ABSTRACT

In this chapter, regularizing geometric transformations for polygonal elements with any number of nodes and the most common polyhedral finite elements are presented. If applied iteratively, these transformations convert arbitrarily shaped elements into their regular counterparts. A mathematical proof for the regularizing effect of the polygonal transformations leads to a full classification with respect to both their parameters and the resulting limit shapes. Although primarily focusing on regular limits, a scheme to derive custom transformations for prescribed non-regular limit polygons is also given. For polyhedral elements, evidence for the regularizing property is given by numerical tests. The regularizing transformations obtained in both cases will be the driving force of the GETMe algorithms for mesh smoothing presented in the subsequent chapter.

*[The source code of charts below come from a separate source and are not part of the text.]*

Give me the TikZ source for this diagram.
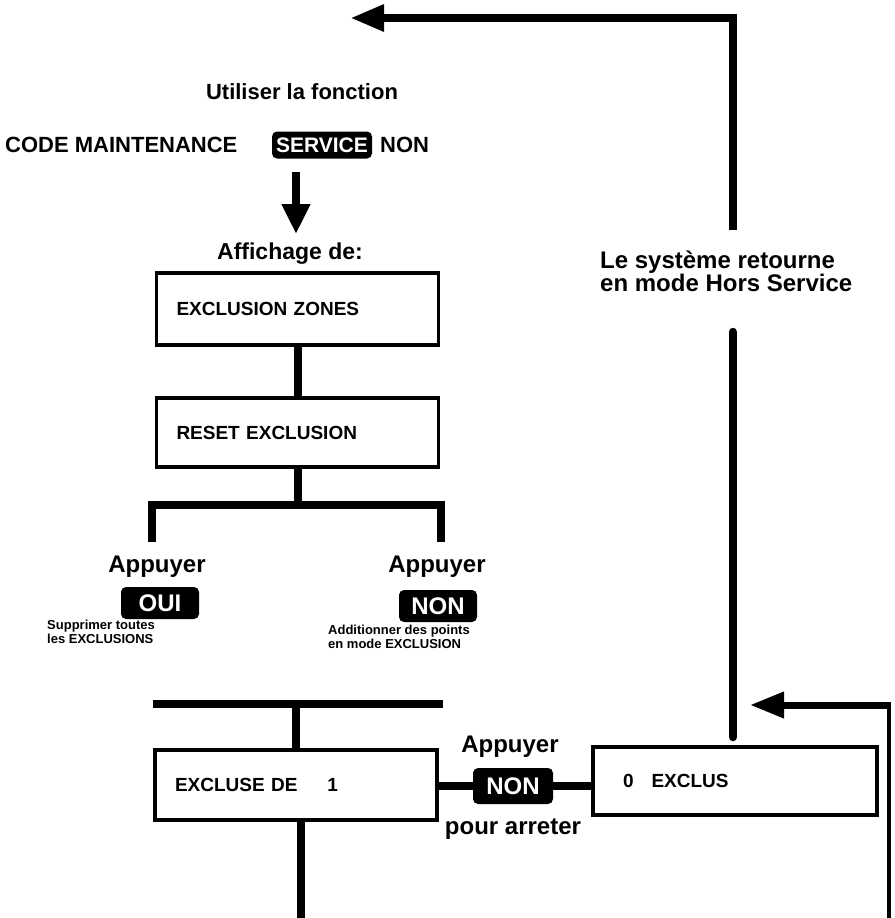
\documentclass[tikz,border=0pt]{standalone}
\usepackage{fontspec}
\setmainfont{Liberation Sans}
\usetikzlibrary{arrows.meta,calc}
\newcommand{\fsz}[1]{\fontsize{#1}{#1}\selectfont\bfseries}
\begin{document}
\begin{tikzpicture}[x=1pt,y=-1pt,
  box/.style={draw, line width=3.5pt, minimum width=282pt, minimum height=70pt,
    inner xsep=20pt, text width=242pt, align=left, font=\fsz{19}},
  key/.style={fill=black, text=white, rounded corners=5pt, inner sep=0pt,
    minimum width=78pt, minimum height=32pt, font=\fsz{24}},
  lbl/.style={font=\fsz{24}, inner sep=0pt},
  note/.style={font=\fontsize{13}{14}\selectfont\bfseries, align=left, inner sep=0pt},
  wire/.style={line width=8.5pt},
  thinwire/.style={line width=4pt},
  bigtip/.style={-{Triangle[length=34pt,width=25pt]}}]
\useasboundingbox (0,0) rectangle (894,918);

% heading and selected function
\node[lbl, font=\fsz{22}] (util) at (302,92) {Utiliser la fonction};
\node[font=\fsz{22}, inner sep=0pt, anchor=west] (code) at (5,145) {CODE MAINTENANCE};
\node[key, font=\fsz{21}, minimum width=100pt, minimum height=27pt] (service) at (322,145) {SERVICE};
\node[font=\fsz{22}, inner sep=0pt, anchor=west] (nontop) at (380,145) {NON};
\coordinate (arrstart) at (296,172);
\coordinate (arrend) at (296,234);
\draw[wire, -{Triangle[length=30pt,width=27pt]}] (arrstart) -- (arrend);

% display sequence
\node[lbl, font=\fsz{23}] (affich) at (290,254) {Affichage de:};
\node[box, minimum height=72pt] (zones) at (297.5,309) {EXCLUSION ZONES};
\node[box, minimum height=69pt] (reset) at (297.5,432.5) {RESET EXCLUSION};
\draw[wire] (zones.south -| 298,0) -- (reset.north -| 298,0);

% branch into the two choices
\coordinate (splitL) at (152,542);
\coordinate (splitR) at (441,542);
\coordinate (splitbar) at (298,505);
\draw[wire] (reset.south -| splitbar) -- (splitbar);
\draw[wire] (splitL) -- (splitL |- splitbar) -- (splitR |- splitbar) -- (splitR);

\node[lbl] (appL) at (157,567) {Appuyer};
\node[key] (oui) at (160,603) {OUI};
\node[note, anchor=north west] (supp) at (47,620) {Supprimer toutes\\les EXCLUSIONS};

\node[lbl] (appR) at (437,567) {Appuyer};
\node[key] (nonR) at (438,606) {NON};
\node[note, anchor=north west] (addit) at (328,625) {Additionner des points\\en mode EXCLUSION};

% merge back into the exclusion display
\coordinate (mergeL) at (153,704);
\coordinate (mergeR) at (443,704);
\draw[wire] (mergeL) -- (mergeR);
\node[box] (excl) at (296,785) {EXCLUSE DE\hspace{30pt}1};
\draw[wire] (excl.north -| 296,0) -- (296,704);
\coordinate (bottom) at (301,918);
\draw[wire] (excl.south -| bottom) -- (bottom);

\node[box, minimum width=284pt, minimum height=68pt, inner xsep=30pt, text width=224pt] (zero) at (735,781) {0\hspace{18pt}EXCLUS};
\draw[wire] (excl.east |- 0,786) -- (zero.west |- 0,786);
\node[key, minimum width=80pt, minimum height=36pt] (nonM) at (513,786) {NON};
\node[lbl] (appM) at (510,747) {Appuyer};
\node[lbl] (stop) at (513,829) {pour arreter};

% return to out-of-service mode
\node[font=\fontsize{24}{23}\selectfont\bfseries, align=left, inner sep=0pt, anchor=north west] (sys) at (600,251) {Le système retourne\\en mode Hors Service};
\coordinate (upper) at (733,230);
\coordinate (topend) at (350,18);
\draw[wire, bigtip] (upper) |- (topend);
\coordinate (lowtop) at (733,332);
\coordinate (lowbot) at (733,737);
\draw[wire, line cap=round] (lowtop) -- (lowbot);

% loop coming back from below
\coordinate (loopbot) at (889,918);
\coordinate (loopcorner) at (889,705);
\coordinate (loopend) at (750,705);
\draw[thinwire] (loopbot) -- (loopcorner);
\draw[line width=7pt, bigtip] ($(loopcorner)+(2,0)$) -- (loopend);
\end{tikzpicture}
\end{document}
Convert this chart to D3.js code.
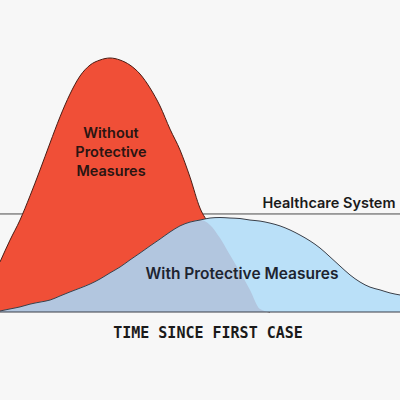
<!DOCTYPE html>
<html>
<head>
<meta charset="utf-8">
<script src="https://cdn.jsdelivr.net/npm/d3@7"></script>
<style>
  html, body { margin: 0; padding: 0; background: #f7f7f7; }
  svg { display: block; }
</style>
</head>
<body>
<svg id="chart" width="400" height="400"></svg>
<script>
// Time (arbitrary units, 0..40)
const time = d3.range(0, 41);
// Cases without protective measures
const withoutMeasures = [19.7, 28.3, 36.2, 45.7, 55.9, 66.5, 76.8, 85.8, 92.9, 97.2,
  99.2, 100, 99.2, 97.2, 93.7, 88.2, 81.1, 72.0, 63.8, 53.1,
  40.9, 34.3, 29.1, 22.4, 15.7, 8.7, 1.2, 0, 0, 0,
  0, 0, 0, 0, 0, 0, 0, 0, 0, 0, 0];
// Cases with protective measures
const withMeasures = [0.4, 1.2, 2.0, 3.1, 3.9, 4.7, 6.3, 7.9, 9.4, 11.0,
  13.0, 15.4, 17.7, 20.5, 23.2, 26.0, 28.7, 31.5, 33.9, 35.4,
  36.2, 37.0, 37.2, 37.0, 36.8, 36.2, 35.8, 35.0, 33.9, 32.3,
  30.3, 28.0, 25.2, 21.7, 18.1, 14.6, 11.8, 9.8, 8.7, 7.5, 6.7];
const capacity = 38.6;
const labels = {
  without: ["Without", "Protective", "Measures"],
  with: "With Protective Measures",
  capacity: "Healthcare System",
  xAxis: "TIME SINCE FIRST CASE"
};

const svg = d3.select("#chart");
const x = d3.scaleLinear().domain([0, 40]).range([0, 400]);
const y = d3.scaleLinear().domain([0, 100]).range([312, 58]);

const red = time.map((t, i) => ({ t, v: withoutMeasures[i] }));
const blue = time.map((t, i) => ({ t, v: withMeasures[i] }));
const overlap = time.map((t, i) => ({ t, v: Math.min(withoutMeasures[i], withMeasures[i]) }));

const curve = d3.curveMonotoneX;
const area = d3.area().x(d => x(d.t)).y0(y(0)).y1(d => y(d.v)).curve(curve);
const line = d3.line().x(d => x(d.t)).y(d => y(d.v)).curve(curve);

// capacity line
svg.append("line")
  .attr("x1", 0).attr("x2", 400)
  .attr("y1", y(capacity)).attr("y2", y(capacity))
  .attr("stroke", "#4a4a4a").attr("stroke-width", 1);

// red area
svg.append("path").datum(red).attr("d", area).attr("fill", "#f04f37");
svg.append("path").datum(red.filter(d => d.t <= 27)).attr("d", line)
  .attr("fill", "none").attr("stroke", "#4a1c14").attr("stroke-width", 1);

// blue area
svg.append("path").datum(blue).attr("d", area).attr("fill", "#bae0f8");
// overlap
svg.append("path").datum(overlap).attr("d", area).attr("fill", "#b2c6df");
svg.append("path").datum(blue).attr("d", line)
  .attr("fill", "none").attr("stroke", "#3a3f48").attr("stroke-width", 1);

// baseline
svg.append("line")
  .attr("x1", 0).attr("x2", 400)
  .attr("y1", y(0)).attr("y2", y(0))
  .attr("stroke", "#3a3f48").attr("stroke-width", 1.2);

const font = "Inter, 'Noto Sans', sans-serif";
// labels
const tw = svg.append("text")
  .attr("font-family", font).attr("font-weight", 600).attr("font-size", 14.5)
  .attr("fill", "#2a1512").attr("text-anchor", "middle");
labels.without.forEach((s, i) => {
  tw.append("tspan").attr("x", 111).attr("y", 138 + i * 19).text(s);
});

svg.append("text")
  .attr("x", 242).attr("y", 279)
  .attr("font-family", font).attr("font-weight", 600).attr("font-size", 15.5)
  .attr("fill", "#1e2430").attr("text-anchor", "middle")
  .text(labels.with);

svg.append("text")
  .attr("x", 329).attr("y", 208)
  .attr("font-family", font).attr("font-weight", 600).attr("font-size", 14.5)
  .attr("fill", "#1a1a1a").attr("text-anchor", "middle")
  .text(labels.capacity);

svg.append("text")
  .attr("x", 208).attr("y", 338)
  .attr("font-family", "'DejaVu Sans Mono', monospace").attr("font-weight", 700)
  .attr("font-size", 15).attr("fill", "#1a1a1a").attr("text-anchor", "middle")
  .text(labels.xAxis);
</script>
</body>
</html>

5.1 Transformation of polygonal elements 5.1.1 Classic polygon transformations Laplacian smoothing on the one hand and global optimization-based approaches on the other somehow represent the poles of the smoothing world. Whereas Laplacian smoothing is a simple geometry-based and computationally inexpensive scheme, it is not quality driven. In contrast, global optimization approaches use the full mathematical power of numerical optimization to focus entirely on mesh quality in terms of the involved quality criterion and target function. This comes at the expense of a significantly increased computational complexity.